In questi giorni sui giornali della Cina, Paese in cui ci troviamo per impegni professionali, domina ancora la drammatica vicenda degli studenti deceduti nell’incidente aereo della Asiana Airline, avvenuto qualche giorno fa a San Francisco. Da una parte perché ha ovviamente colpito molto l’immaginario collettivo, dall’altra perché, dopo quanto avvenuto e le polemiche seguenti, il governo locale dello Zhejiang ha deciso di sospendere ogni viaggio di studio fuori dalla Cina, pare per un anno, in attesa di cambiare le regole per queste iniziative.
Nessuno, da noi, lo immaginerebbe, a causa di uno stereotipo tutto italiano sulla Cina sottosviluppata, ma sono stati 200mila i ragazzi, a volte anche poco più che bambini che, nel 2012, sono partiti per viaggi studio all’Estero (preda spesso delle organizzazioni più improbabili, a fianco di molte locali o internazionali di tutto rispetto), con un giro di affari di circa 6 miliardi di yuan.
Gli operatori prevedono un aumento del 20% nei prossimi due anni. Nelle famiglie cinesi infatti cresce la sensibilità e l’interesse perché i propri figli possano conoscere nuove culture e nuove prospettive e i principali luoghi di destinazione, simili a quelli preferiti per gli studi universitari (ovviamente, verrebbe da dire) sono il Canada, Londra, gli Usa.

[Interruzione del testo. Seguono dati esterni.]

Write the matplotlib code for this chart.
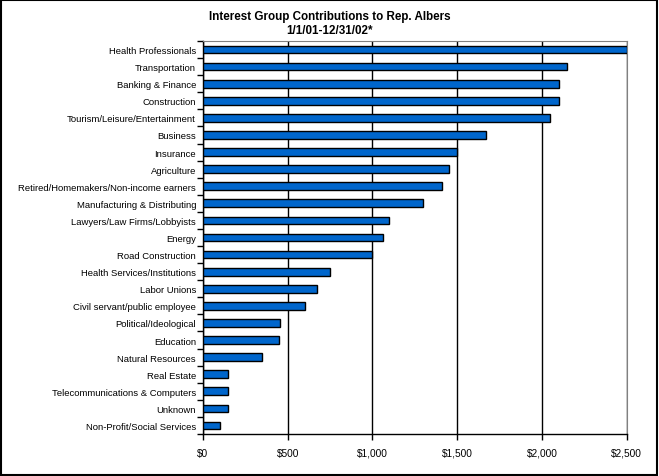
import matplotlib.pyplot as plt
from matplotlib.ticker import FuncFormatter, FixedLocator
from matplotlib.patches import Rectangle

plt.rcParams['font.family'] = ['Liberation Sans', 'DejaVu Sans']

groups = ["Health Professionals", "Transportation", "Banking & Finance", "Construction",
          "Tourism/Leisure/Entertainment", "Business", "Insurance", "Agriculture",
          "Retired/Homemakers/Non-income earners", "Manufacturing & Distributing",
          "Lawyers/Law Firms/Lobbyists", "Energy", "Road Construction",
          "Health Services/Institutions", "Labor Unions", "Civil servant/public employee",
          "Political/Ideological", "Education", "Natural Resources", "Real Estate",
          "Telecommunications & Computers", "Unknown", "Non-Profit/Social Services"]
amounts = [2500, 2150, 2100, 2100, 2050, 1670, 1500, 1450, 1410, 1300, 1100, 1060, 1000,
           750, 675, 600, 455, 450, 350, 150, 150, 150, 100]
x_ticks = [0, 500, 1000, 1500, 2000, 2500]

fig = plt.figure(figsize=(6.59, 4.77), dpi=100)
ax = fig.add_axes([0.308, 0.088, 0.643, 0.824])

pos = list(range(len(groups)))[::-1]
ax.barh(pos, amounts, height=0.45, color='#0066CC', edgecolor='black', linewidth=1, zorder=3)

ax.set_xlim(0, 2500)
ax.set_ylim(-0.5, len(groups) - 0.5)
ax.set_xticks(x_ticks)
ax.xaxis.set_major_formatter(FuncFormatter(lambda v, p: '${:,.0f}'.format(v)))
ax.set_yticks(pos)
ax.set_yticklabels(groups)
ax.yaxis.set_minor_locator(FixedLocator([p - 0.5 for p in range(len(groups) + 1)]))
ax.tick_params(axis='y', which='major', length=0, pad=5, labelsize=6.8)
ax.tick_params(axis='y', which='minor', length=4, width=1, direction='out')
ax.tick_params(axis='x', length=4, width=1, direction='out', labelsize=7.3, pad=6)
ax.grid(axis='x', color='black', linewidth=1, zorder=0)

ax.spines['top'].set_color('#808080')
ax.spines['right'].set_color('#808080')
for s in ['left', 'bottom']:
    ax.spines[s].set_linewidth(1)

fig.text(0.5, 0.965, "Interest Group Contributions to Rep. Albers", ha='center', va='center',
         fontsize=8.4, fontweight='bold')
fig.text(0.5, 0.936, "1/1/01-12/31/02*", ha='center', va='center', fontsize=8.4, fontweight='bold')

fig.patches.append(Rectangle((0.002, 0.003), 0.995, 0.994, transform=fig.transFigure,
                             fill=False, edgecolor='black', linewidth=1.5))

fig.savefig('out.png', dpi=100)
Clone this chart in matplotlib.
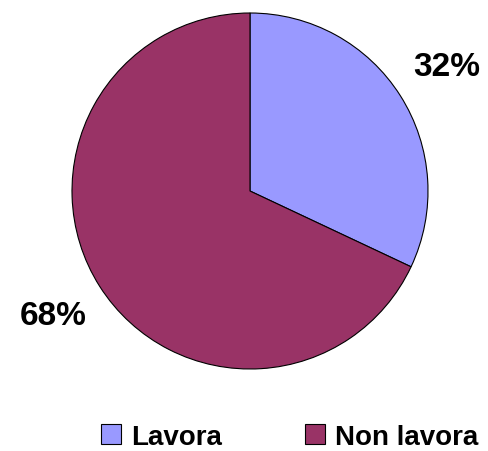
import matplotlib.pyplot as plt
from matplotlib.patches import Patch

labels = ["Lavora", "Non lavora"]
values = [32, 68]
colors = ["#9999FF", "#993366"]

plt.rcParams['font.family'] = ['Liberation Sans', 'DejaVu Sans']

fig = plt.figure(figsize=(4.89, 4.52), dpi=100)
ax = fig.add_axes([72 / 489, 82 / 452, 356 / 489, 356 / 452])

wedges, texts = ax.pie(values, colors=colors, startangle=90, counterclock=False,
                       labels=[f"{v}%" for v in values], labeldistance=1.31,
                       wedgeprops=dict(edgecolor="black", linewidth=0.8),
                       textprops=dict(fontsize=24, fontweight="bold"))
for t in texts:
    t.set_ha("center")
    t.set_va("center")
ax.set_xlim(-1, 1)
ax.set_ylim(-1, 1)
ax.set_aspect("equal")

handles = [Patch(facecolor=c, edgecolor="black", linewidth=0.8) for c in colors]
fig.legend(handles, labels, loc="center", bbox_to_anchor=(290 / 489, 1 - 438 / 452),
           ncol=2, frameon=False, prop=dict(size=20, weight="bold"),
           handlelength=0.72, handleheight=0.72, handletextpad=0.36, columnspacing=3.0)

fig.savefig("out.png", dpi=100)
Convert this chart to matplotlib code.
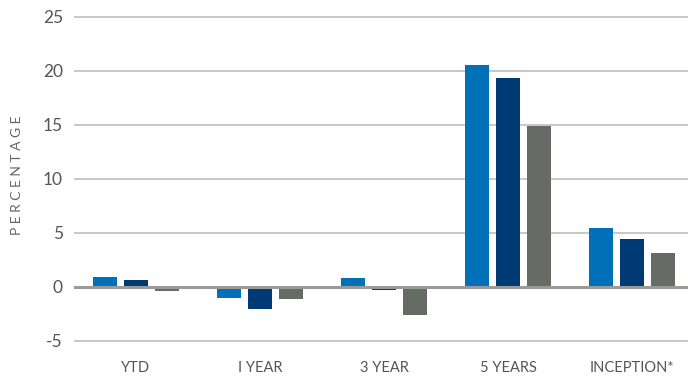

Si tratta di città che hanno messo in campo azioni di marketing, anche molto aggressive, per portare giovani studenti nelle classi anche solo per poche settimane, confidando in una buona impressione che possa poi essere ricordata nel momento di scegliere studi universitari fuori dalla Cina.
I viaggi di questi ragazzi sono molti controversi anche all’interno dello stesso sistema cinese. In primis per la loro brevità e organizzazione non sempre paiono avere seri effetti educativi, almeno rapportati al costo che sostengono le famiglie (circa 32mila yuan, 5.200 dollari americani per 20 giorni in Canada). In Cina però è usuale indebitarsi o addirittura cambiare residenza per mandare a una buona scuola i figli e, di conseguenza, se la vacanza-studio è percepita come un plus formativo, non ci sono dubbi di sorta.
Per l’Italia il discorso sarebbe lungo. I viaggi di istruzione sono vissuti come un’enorme complicazione e ridotti a blitz caciaroni in qualche capitale europea. Periodo più prolungati vengono totalmente rimessi all’intuito e ai mezzi delle singole famiglie.
Esperienze più strutturate, come il quarto anno di secondaria superiore all’Estero, con tanto di “visto” ministeriale, risultano spesso, e stupidamente, sconsigliate, se non ostracizzate, anche da presidi e insegnanti.
E allora pensiamo alla Cina. Che non è più “vicina”, come recitava il titolo di un famoso lungometraggio di Marco Bellocchio negli anni ’60, ma ci ha superato. Anche in questo.